Resilience in the Face of the Flood
Apr 11, 2011
Another year. Another flood. How does the Fargo-Moorhead community bounce back year after year?Dr. Susan Cordes-Green and her Disaster Psychology Research Team hope to find out. They have been trying to recruit 1,000 flood volunteers to take a survey on community resilience.
Their participation in the research began when the trauma and disaster center at the Oklahoma University medical school contacted a local community resilience organization to see if it would be possible to conduct a study on the Fargo-Moorhead community. Their choice did not surprise Cordes-Green.
“They want to study the F-M area because we have a national reputation as communities that are particularly good at dealing with floods,” she says.
It is natural for Concordia’s Disaster Psychology Team to be involved with the research – its members have been studying disaster volunteers for several years. One of the student researchers, Alexa Dewey ’11, Moorhead, is finishing her senior capstone project on how volunteering affects sense of community among college students.
Dewey has noted that students acquire a greater sense of community through volunteering. Another research volunteer, Christopher Meller ’11, St.

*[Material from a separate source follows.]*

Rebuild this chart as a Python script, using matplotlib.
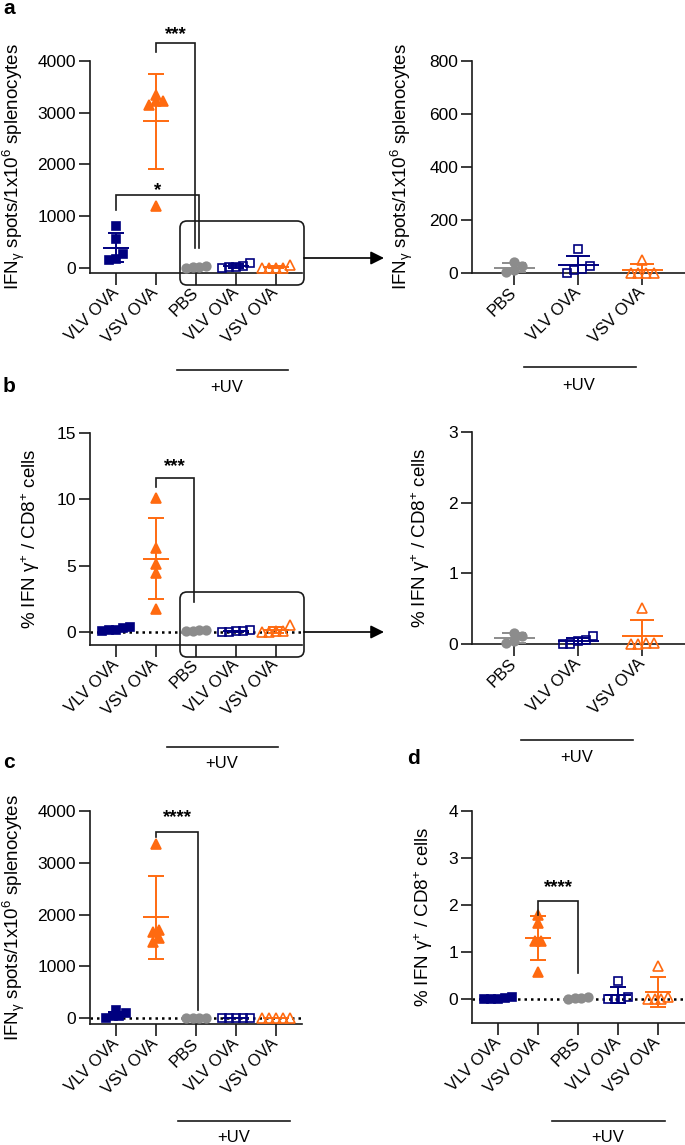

Cloud, Minn., has come to similar conclusions after flood fighting.
“People change their view of community and the world from the experience,” Meller says.
The Oklahoma University researchers will use their discoveries to design programs for other communities to promote resilience. The Fargo-Moorhead community has set an unprecedented example.
“Few cities have demonstrated the capacity to deal with disasters in the way that the F-M area has,” says Cordes-Green.